What seems clear is that, in exchange for the U.S. providing training and equipment, and paying everyone’s salaries, U.S. clients inside Lebanon managed exclusively to provide U.S.-subsidized counterintelligence support to Hezbollah and Hamas that contributed to blinding Israel, while failing entirely to provide the U.S. itself with any relevant information whatsoever. The U.S. government’s awesome signals intelligence capabilities in the eastern Mediterranean and the Levant, Iraq, and the Gulf were also unable to pick up anything of interest, while the planning and the training was happening in the country where the Biden administration is completing a 43-acre embassy compound.
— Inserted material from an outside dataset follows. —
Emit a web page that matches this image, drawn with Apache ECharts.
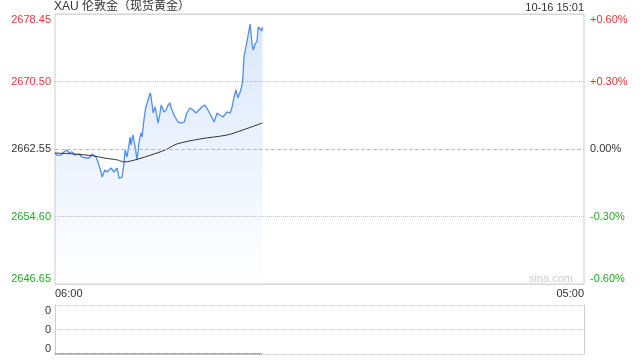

It would be bad enough that U.S. policy in Lebanon appears to have contributed to keeping Israel in the dark in the months before the Oct. 7 massacre. It did. But it also did more than that. As Hezbollah increased the tempo of cross border attacks and provocations from Lebanon, leading to the establishment of a military outpost in the Israeli Golan, the administration backed Hezbollah’s play and moved to distract Israel by tying it down in a land border demarcation process with the Lebanese, helping to keep Israel’s political echelon from noticing the actual threat brewing inside Lebanon.
Did the U.S. intend for any of this to happen? Not exactly. On the other hand, everything that did happen was the direct product of U.S. policy, which means that America must shoulder some part of the blame. And if the U.S. chooses to continue its deadly policies in Lebanon, it will hardly be able to plead ignorance the next time that the Iranian "axis of resistance" murderers Israelis—and Americans.
So both Obama and Biden provided material support to terrorist organizations, Hamas and Hizbollah. Obama also helped to strengthen ISIS.
While we can only guess why Obama and Biden supported terrorism, one thing we know for sure is that it was not done by accident.